There is nothing wrong with the approach that you want to use, however there are some details that will help improve the efficiency of the method.
First, I the really smart Matlab people are always reminding me that the variable i is a defined Matlab constant, and is used in complex math notation, therefore, using i as a loop index can be considered a bad habit. Your code will work using i as the counting variable, or loop index, but just realize that you are ghosting a Matlab constant.
Next, it is my opinion that a counting loop should always be structured such that when the loop ends, the counting variable contains the number of loop itterations (and the number of elements in the accumulated vectors). To accomplish this, the counter should be incremented at the start of the loop, and therefore it needs to be initialized to zero outside the loop; i.e.:
i=0
while (..)
i=i+1; % this is the first statement inside the loop
...
...
end
Now when the loop is completed, i contains the number of elements in x1, y1, and t1.
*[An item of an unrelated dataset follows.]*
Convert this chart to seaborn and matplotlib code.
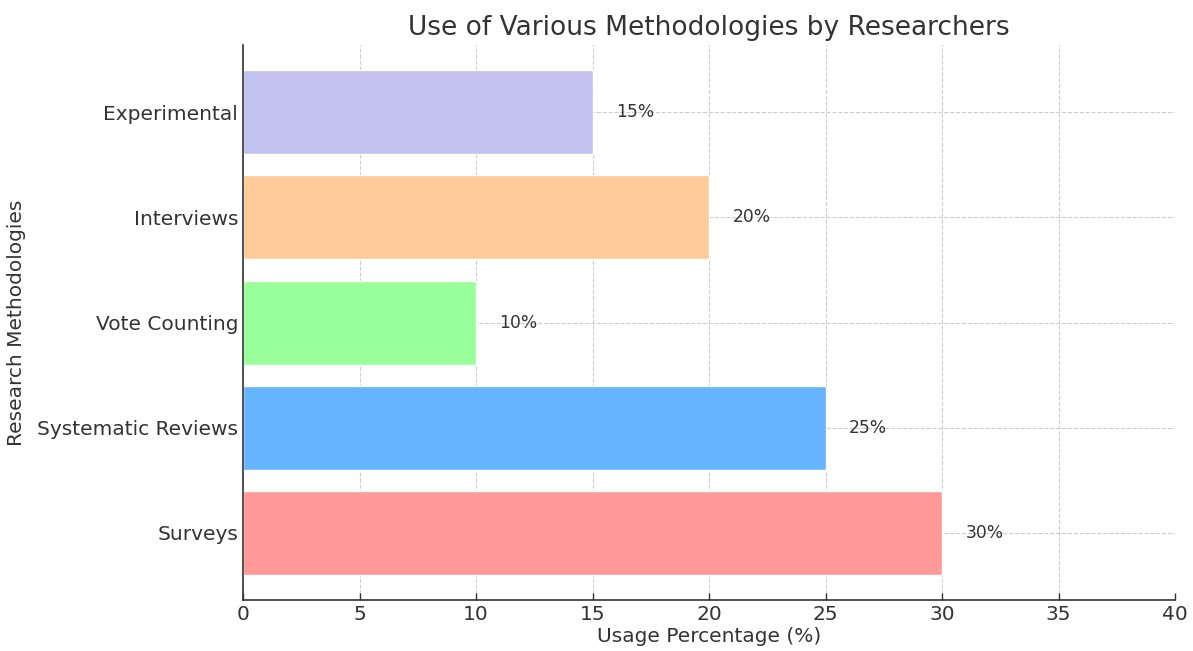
import matplotlib
matplotlib.use("Agg")
import matplotlib.pyplot as plt
import seaborn as sns
import pandas as pd

methods = ["Surveys", "Systematic Reviews", "Vote Counting", "Interviews", "Experimental"]
usage = [30, 25, 10, 20, 15]
colors = ["#ff9999", "#66b3ff", "#99ff99", "#ffcc99", "#c2c2f0"]

sns.set_theme(style="white")
plt.rcParams["font.family"] = ["DejaVu Sans"]

df = pd.DataFrame({"method": methods, "usage": usage})
order = methods[::-1]
palette = dict(zip(methods, colors))

fig, ax = plt.subplots(figsize=(11.93, 6.51), dpi=100)
fig.subplots_adjust(left=0.2037, right=0.985, top=0.931, bottom=0.078)

sns.barplot(data=df, x="usage", y="method", hue="method", order=order,
            hue_order=order, palette=palette, orient="h", width=0.8,
            saturation=1, legend=False, ax=ax, zorder=2)

n = len(methods)
ax.set_ylim(n - 1 + 0.64, -0.64)
ax.set_xlim(0, 40)
ax.set_xticks(range(0, 41, 5))

ax.grid(True, linestyle="--", color="#cccccc", linewidth=0.8, zorder=0)
ax.set_axisbelow(True)

for y, m in enumerate(order):
    v = usage[methods.index(m)]
    ax.text(v + 1, y, f"{v}%", va="center", ha="left", fontsize=12.3, color="#333333")

ax.set_title("Use of Various Methodologies by Researchers", fontsize=19, color="#333333", pad=7)
ax.set_xlabel("Usage Percentage (%)", fontsize=14.5, color="#333333", labelpad=2)
ax.set_ylabel("Research Methodologies", fontsize=14.5, color="#333333", labelpad=8)
ax.tick_params(axis="both", direction="in", length=5, width=1, colors="#333333",
               labelsize=14.5, left=True, bottom=True)

for side in ["top", "right"]:
    ax.spines[side].set_visible(False)
for side in ["left", "bottom"]:
    ax.spines[side].set_color("#333333")
    ax.spines[side].set_linewidth(1.2)

fig.savefig("out.png", dpi=100)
Next, your algorithm will be very sensitive to the step size because you are using the last loop itteration as the final value for the distance. This means that there will be an error in the final value that is a function of the step size, and the only way to minimize this error is to make the step very small. A better aproach is to use linear interpolation between the last and the next-to-last step to fine the precise point where the vertical trajectory crossed the zero boundary (i.e. the ground plane). Using interpolation will allow you to get a more precise solution while using a much larger step size.
To do this, you need to change the termination condition on the while lop so that it will always terminate on the first step after the Y position passes zero (goes negative). You can do this using
while y1(i) >= 0
end
(edit: on the first pass, y1(i) will have a subscript of zero, and this will give an error. Need to change this to avoid the error)
h = 0
while h>=0
i=i+1;
...
...
h=y1(i);
end
This will allow you to initialize y1 at zero and the loop will not terminate until y1 goes negative.
After the loop terminates, you want to replace the last value in x1,y1,and t1 with the interpolated value.
First, calculate the interpolation fraction (remember i contains the number of points in the trajectory, and the last point is below the ground):
k = -y1(i-1) / (y1(i) - y1(i-1));
Now calculate the interpolated values:
xinterp = x(i-1) + k * (x(i) - x(i-1));
yinterp = 0;
tinterp = t(i-1) + k * (t(i) - t(i-1));
Now replace the end values with the iterpolated ones:
x1(i) = xinterp;
y1(i) = yinterp;
t1(i) = tinterp;
Now the last point in the trajectory is exactly on the ground.
the length of the jump = x1(i)
the time of the jump = t1(i)
and the height of the jump = max(y1)
After making this change, you should be able to get a pretty good answer using a much biger step size, and this will speed up your code.
Finally, in order to locate the initial velocity for a given distance, use an interpolation method to calculate the next guess and you will converge on the answer much faster than simply taking small steps in the initial velocity.